Measuring Up

Posted on December 3, 2013 under News & Updates with no comments yet

IMG-20131202-00639When was the last time you used a yard stick?  Technically speaking, that would have been back in the early 1970’s, before Canada adopted the metric system.  Now we call it a meter stick.  Because I am a senior citizen, I can call it anything I want.

Truth of the matter is, you just don’t see them around anymore.

I was thinking about this the other day when one of the staff at the office was trying to extricate something from a deep closet.  This has always been one of the most common uses of this 36 inch piece of lumber.  It is great for sweeping toys from underneath the couch. You usually come up with unexpected treasures, like the remnants of a moldy peanut butter sandwich and everyone’s favorite, dust bunnies.

When I go to the local 5 to $1.00 store, I am still amazed to see the clerk portion out fabric using the good old yard stick.  And back in our school days, you learned all about accurate measurements when taking drafting and woodworking.  Robbie and Joe demanded precision.  What they got from me was anything but.

And my wife’s best friends, carpenters, are the masters of measurement.

By why has the yardstick, by and large, gone the way of the dodo bird?  I’ll tell you why.   Because it is not used to discipline children anymore.

You see, back in the day, a yard stick was used primarily as a weapon of ass destruction.

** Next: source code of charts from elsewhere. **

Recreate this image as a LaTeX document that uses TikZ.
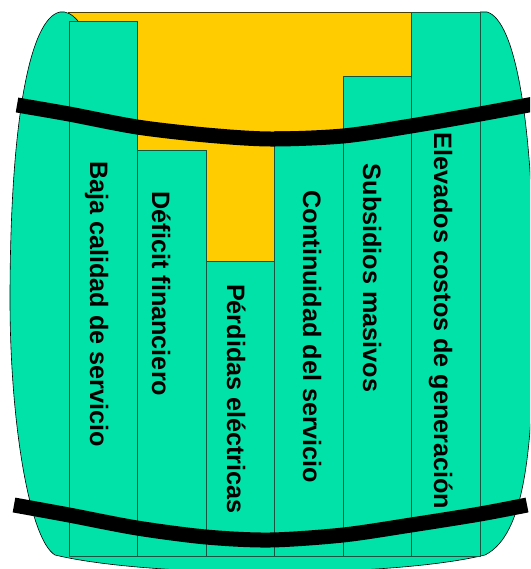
\documentclass[tikz,border=0pt]{standalone}
\usepackage{fontspec}
\setmainfont{Liberation Sans}
\definecolor{barrelgreen}{RGB}{0,226,168}
\definecolor{barrelyellow}{RGB}{255,204,0}
\definecolor{staveline}{RGB}{20,85,65}
\begin{document}
\begin{tikzpicture}[x=1pt,y=-1pt,
  stave/.style={fill=barrelgreen,draw=staveline,line width=0.8pt},
  stavetext/.style={rotate=-90,anchor=base,font=\fontsize{25.2}{30}\selectfont\bfseries,inner sep=0pt},
  hoop/.style={line width=15pt,black}]
\useasboundingbox (0,0) rectangle (530,569);
\clip (0,0) rectangle (530,569);
% yellow background
\fill[barrelyellow] (68,12) rectangle (481,320);
\draw[line width=0.6pt,black!70!barrelyellow] (68,12) -- (481,12);
% barrel body
\fill[barrelgreen] (78,21) .. controls (72,14) and (66,11) .. (60,12)
  .. controls (30,18) and (10,120) .. (10,300)
  .. controls (10,425) and (30,540) .. (55,555)
  .. controls (150,578) and (390,578) .. (485,555)
  .. controls (525,535) and (534,450) .. (534,300)
  .. controls (534,120) and (515,20) .. (487,12)
  -- (480,12) -- (480,320) -- (78,320) -- cycle;
\draw[line width=0.6pt] (78,21) .. controls (72,14) and (66,11) .. (60,12)
  .. controls (30,18) and (10,120) .. (10,300)
  .. controls (10,425) and (30,540) .. (55,555)
  .. controls (150,578) and (390,578) .. (485,555)
  .. controls (525,535) and (534,450) .. (534,300)
  .. controls (534,120) and (515,20) .. (487,12) -- (480,12);
% staves
\draw[stave] (69,21) rectangle (137,556);
\draw[stave] (137,150) rectangle (206,556);
\draw[stave] (206,261) rectangle (274,556);
\draw[stave] (274,131) rectangle (343,556);
\draw[stave] (343,76) rectangle (411,556);
\draw[stave] (411,12) rectangle (480,556);
% texts
\node[stavetext] (t1) at (90,304) {Baja calidad de servicio};
\node[stavetext] (t2) at (152,294) {Déficit financiero};
\node[stavetext] (t3) at (227,399) {Pérdidas eléctricas};
\node[stavetext] (t4) at (303,337) {Continuidad del servicio};
\node[stavetext] (t5) at (363,278) {Subsidios masivos};
\node[stavetext] (t6) at (434,321) {Elevados costos de generación};
% hoops
\draw[hoop] plot[smooth] coordinates {(17,105) (69,114) (137,127) (206,135) (270,139) (343,136) (411,126) (480,114) (534,104)};
\draw[hoop] plot[smooth] coordinates {(14,505) (69,515) (137,528) (206,537) (270,540) (343,535) (411,525) (480,514) (527,505)};
\end{tikzpicture}
\end{document}
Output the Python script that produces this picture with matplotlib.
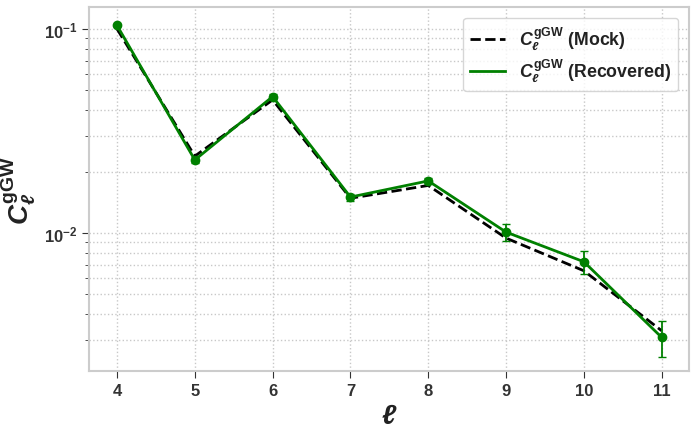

Yard sticks were kept in every classroom and home in the nation.  You would have thought that there was some fascination with this humble measuring device.  Not so.  In the era of “spare the rod and spoil the child” the yard stick was king.

You often hear the expression in sports that such and such a sport is a “game of inches”.   And John Denver popularized The Garden song when he sang “inch by inch, row by row…”  When I was a kid, learning about inches and feet had much to do about discipline.  If you were lucky, in school you only got rapped on the knuckles or on your skull with twelve inches of timber.  That could be for a moderate infraction, like forgetting to say the last Hail Mary with enthusiasm or placing a wad of gum under your seat.

When the heavy artillery came out, namely the yard stick, you knew that you were in a heap of trouble.   I remember with absolute clarity being chased around the house by one of the ladies that used to come to our home to help our beleaguered mother.  Originally she was hired to do laundry but, in truth, she was brought in as the enforcer.  When she cracked your rear end, wielding the yard stick with both hands, you could expect to be pulling splinters out of your arse for days.  It drove her crazy when this punishment was often met by laughter.

But alas, discipline, it seems, has had its day in the sun.  While I don’t condone violence, the yardstick didn’t harm most of us.  And my mother has forgotten this bit of folklore, as well as every bit of mischief that the eight of us got into over the years.  Apparently, we behaved perfectly … always.